Have you taken a faucet grinder and reground the seat inside the facet? I think i have the same facet and had the same issue turned out it had a slit chip on the seat that needed to be ground out. Been great for a year now
Hmmm... let me look into a faucet grinder. Anything I can do to avoid cutting it out would be good.

As for sistering in a stud, there isn't room on either side for the sister to fit without notching 3/4 of it out - the cold water is on one side and the control/shower part is on the other. I might be able to insert a piece like a dutchman, and then use plywood on either side to hold it in place.
 
Hmmm... let me look into a faucet grinder. Anything I can do to avoid cutting it out would be good.

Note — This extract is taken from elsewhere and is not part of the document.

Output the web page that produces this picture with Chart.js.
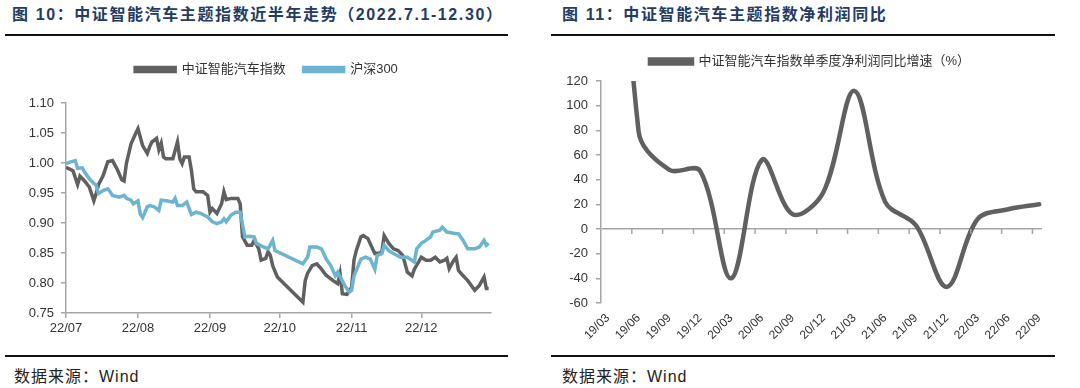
<!DOCTYPE html>
<html lang="zh-CN">
<head>
<meta charset="UTF-8">
<title>中证智能汽车主题指数</title>
<script src="https://cdn.jsdelivr.net/npm/chart.js"></script>
<style>
  body { margin: 0; width: 1080px; height: 388px; background: #fff; position: relative; overflow: hidden;
         font-family: "Liberation Sans", Arial, "Noto Sans CJK SC", sans-serif; }
  .title { position: absolute; top: 5px; line-height: 20px; font-weight: bold; font-size: 16px;
           letter-spacing: 1.6px; color: #243b64; white-space: nowrap; }
  .rule { position: absolute; height: 2px; background: #111; }
  .source { position: absolute; top: 367px; line-height: 20px; font-size: 16px; letter-spacing: 1px; color: #222; }
  .box { position: absolute; top: 40px; }
</style>
</head>
<body>
<div class="title" style="left:12px">图 10：中证智能汽车主题指数近半年走势（2022.7.1-12.30）</div>
<div class="rule" style="left:5px; width:503px; top:34px"></div>
<div class="title" style="left:562px">图 11：中证智能汽车主题指数净利润同比</div>
<div class="rule" style="left:551px; width:504px; top:34px"></div>

<div class="box" style="left:0"><canvas id="left" width="530" height="300"></canvas></div>
<div class="box" style="left:540px"><canvas id="right" width="540" height="315"></canvas></div>

<div class="rule" style="left:5px; width:503px; top:355px"></div>
<div class="rule" style="left:551px; width:504px; top:355px"></div>
<div class="source" style="left:14px">数据来源：Wind</div>
<div class="source" style="left:562px">数据来源：Wind</div>

<script>
// 图10: 日期为2022-07-01起的天数
const monthStarts = [0, 31, 62, 92, 123, 153];
const monthLabels = ['22/07', '22/08', '22/09', '22/10', '22/11', '22/12'];

const carDays = [0,3,5,6,8,10,11,12,13,14,16,18,20,22,24,25,26,28,30,31,33,35,36,37,39,40,41,42,43,46,
  48,49,50,51,53,54,55,56,59,61,62,63,65,67,68,69,71,74,75,76,78,80,81,83,84,86,87,88,89,91,
  102,103,104,106,108,110,112,115,117,118,119,121,123,124,125,127,128,130,132,133,135,136,137,139,141,143,145,147,149,150,
  153,155,157,159,161,163,164,165,167,168,169,171,173,176,178,180,181,182];
const carIndex = [0.993,0.987,0.964,0.978,0.970,0.960,0.949,0.937,0.949,0.964,0.979,1.002,1.004,0.990,0.972,0.970,0.999,1.032,1.049,1.057,
  1.029,1.016,1.027,1.035,1.041,1.022,1.033,1.010,1.007,1.007,1.035,1.007,0.999,1.010,1.010,0.988,0.957,0.952,0.952,0.946,
  0.918,0.924,0.916,0.932,0.952,0.939,0.941,0.941,0.932,0.877,0.863,0.863,0.871,0.857,0.838,0.841,0.852,0.846,0.829,0.810,
  0.768,0.804,0.816,0.829,0.832,0.823,0.813,0.804,0.799,0.816,0.782,0.781,0.793,0.838,0.854,0.877,0.879,0.874,0.857,0.849,
  0.850,0.852,0.879,0.866,0.857,0.854,0.846,0.818,0.812,0.823,0.843,0.838,0.838,0.843,0.835,0.838,0.841,0.824,0.838,0.843,
  0.821,0.812,0.804,0.788,0.796,0.810,0.791,0.791];

const hs300Days = [0,2,4,5,7,8,10,12,13,14,16,18,19,20,23,25,26,28,29,31,32,33,35,36,38,40,41,43,46,47,
  48,50,52,54,56,58,61,63,65,67,68,69,71,73,75,77,79,81,82,85,87,89,90,
  102,104,105,108,110,112,114,116,117,120,122,123,124,125,127,129,131,133,134,136,137,139,141,144,147,150,
  151,153,155,157,158,161,162,164,167,169,171,173,176,178,180,181,182];
const hs300 = [0.999,1.002,1.004,0.991,0.992,0.985,0.974,0.966,0.963,0.949,0.954,0.957,0.952,0.946,0.943,0.946,0.941,0.938,0.932,0.937,
  0.915,0.909,0.927,0.929,0.927,0.921,0.938,0.937,0.935,0.941,0.929,0.929,0.935,0.914,0.918,0.916,0.910,0.902,0.899,0.902,
  0.907,0.902,0.913,0.918,0.918,0.877,0.878,0.877,0.866,0.860,0.857,0.871,0.854,
  0.832,0.843,0.860,0.860,0.857,0.840,0.829,0.812,0.818,0.796,0.785,0.788,0.812,0.821,0.840,0.843,0.840,0.823,0.846,0.849,
  0.863,0.854,0.849,0.843,0.843,0.835,0.857,0.866,0.871,0.877,0.885,0.888,0.893,0.885,0.883,0.882,0.871,0.857,0.857,0.860,
  0.871,0.863,0.866];

// 图11: 单季度净利润同比增速(%)，19/03超出坐标范围
const quarters = ['19/03','19/06','19/09','19/12','20/03','20/06','20/09','20/12','21/03','21/06','21/09','21/12','22/03','22/06','22/09'];
const profitYoY = [500, 79, 48, 47, -40, 56, 12, 30, 112, 22, 3, -47, 8, 16, 20];

const axisGray = '#a6a6a6';
const darkGray = '#606060';
const lightBlue = '#6cb4cf';
Chart.defaults.font.family = '"Liberation Sans", Arial, "Noto Sans CJK SC", sans-serif';
Chart.defaults.color = '#333';

const toXY = (xs, ys) => xs.map((x, i) => ({ x: x, y: ys[i] }));

// 固定图例高度
const legendHeight = {
  id: 'legendHeight',
  afterInit(chart, args, opts) {
    const fit = chart.legend.fit;
    chart.legend.fit = function () { fit.call(this); this.height = opts.h; };
  }
};
// 图例水平微调
const legendShift = {
  id: 'legendShift',
  afterLayout(chart, args, opts) {
    chart.legend.left += opts.dx;
    chart.legend.right += opts.dx;
  }
};

new Chart(document.getElementById('left'), {
  type: 'line',
  data: {
    datasets: [
      { label: '中证智能汽车指数', data: toXY(carDays, carIndex), borderColor: darkGray, backgroundColor: darkGray,
        borderWidth: 3.5, pointRadius: 0, tension: 0, order: 1 },
      { label: '沪深300', data: toXY(hs300Days, hs300), borderColor: lightBlue, backgroundColor: lightBlue,
        borderWidth: 3.5, pointRadius: 0, tension: 0, order: 0 }
    ]
  },
  options: {
    responsive: false,
    animation: false,
    layout: { padding: { top: 5, right: 39, left: 0, bottom: 0 } },
    plugins: {
      legendHeight: { h: 58 },
      legendShift: { dx: 21 },
      tooltip: { enabled: false },
      legend: {
        labels: { boxWidth: 40, boxHeight: 4, padding: 18, font: { size: 13 }, color: '#333',
                  sort: (a, b) => a.datasetIndex - b.datasetIndex }
      }
    },
    scales: {
      x: {
        type: 'linear', min: 0, max: 183,
        afterBuildTicks: s => { s.ticks = monthStarts.map(v => ({ value: v })); },
        afterFit: s => { s.height = 27; },
        ticks: { callback: v => monthLabels[monthStarts.indexOf(v)], font: { size: 13 }, padding: 3, maxRotation: 0 },
        grid: { drawOnChartArea: false, color: axisGray, tickLength: 5, lineWidth: 1.5 },
        border: { color: axisGray, width: 1.5 }
      },
      y: {
        min: 0.75, max: 1.10,
        afterFit: s => { s.width = 66; },
        ticks: { stepSize: 0.05, callback: v => v.toFixed(2), font: { size: 13 }, padding: 7 },
        grid: { drawOnChartArea: false, color: axisGray, tickLength: 5, lineWidth: 1.5 },
        border: { color: axisGray, width: 1.5 }
      }
    }
  },
  plugins: [legendHeight, legendShift]
});

// 零轴上的刻度线
const zeroTicks = {
  id: 'zeroTicks',
  afterDatasetsDraw(chart) {
    const { ctx, scales: { x, y } } = chart;
    const y0 = y.getPixelForValue(0);
    ctx.save();
    ctx.strokeStyle = axisGray;
    ctx.lineWidth = 1.5;
    for (let i = 1; i < quarters.length; i++) {
      const px = x.getPixelForValue(i - 0.22);
      ctx.beginPath(); ctx.moveTo(px, y0); ctx.lineTo(px, y0 + 5); ctx.stroke();
    }
    ctx.restore();
  }
};

new Chart(document.getElementById('right'), {
  type: 'line',
  data: {
    datasets: [
      { label: '中证智能汽车指数单季度净利润同比增速（%）', data: toXY(quarters.map((q, i) => i), profitYoY),
        borderColor: darkGray, backgroundColor: darkGray, borderWidth: 4.5, pointRadius: 0,
        tension: 0.35, borderCapStyle: 'round' }
    ]
  },
  options: {
    responsive: false,
    animation: false,
    layout: { padding: { top: 5, right: 38, left: 0, bottom: 0 } },
    plugins: {
      legendHeight: { h: 36 },
      legendShift: { dx: 19 },
      tooltip: { enabled: false },
      legend: { labels: { boxWidth: 42, boxHeight: 4, padding: 10, font: { size: 13 }, color: '#333' } }
    },
    scales: {
      x: {
        type: 'linear', min: -0.22, max: 14.09,
        afterBuildTicks: s => { s.ticks = quarters.map((q, i) => ({ value: i })); },
        afterFit: s => { s.height = 52; },
        ticks: { callback: v => quarters[v], font: { size: 12 }, minRotation: 45, maxRotation: 45, padding: 0, autoSkip: false },
        grid: { display: false },
        border: { display: false }
      },
      y: {
        min: -60, max: 120,
        afterFit: s => { s.width = 61; },
        ticks: { stepSize: 20, font: { size: 13 }, padding: 8 },
        grid: { color: c => c.tick.value === 0 ? axisGray : 'rgba(0,0,0,0)', tickColor: axisGray,
                tickLength: 5, lineWidth: 1.5 },
        border: { color: axisGray, width: 1.5 }
      }
    }
  },
  plugins: [legendHeight, legendShift, zeroTicks]
});
</script>
</body>
</html>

As for sistering in a stud, there isn't room on either side for the sister to fit without notching 3/4 of it out - the cold water is on one side and the control/shower part is on the other. I might be able to insert a piece like a dutchman, and then use plywood on either side to hold it in place.

Before you take drastic action, find a good, experienced plumber and have him take a look. It may be a quick fix to an experienced plumber.
 
Hmmm... let me look into a faucet grinder. Anything I can do to avoid cutting it out would be good.

As for sistering in a stud, there isn't room on either side for the sister to fit without notching 3/4 of it out - the cold water is on one side and the control/shower part is on the other. I might be able to insert a piece like a dutchman, and then use plywood on either side to hold it in place.

Oh... wait... The seats are replaceable, and I have replaced them, so a grinder won't do anything to help.
 
U replaced the valve seat/cartrage or the seat in the body of the tap.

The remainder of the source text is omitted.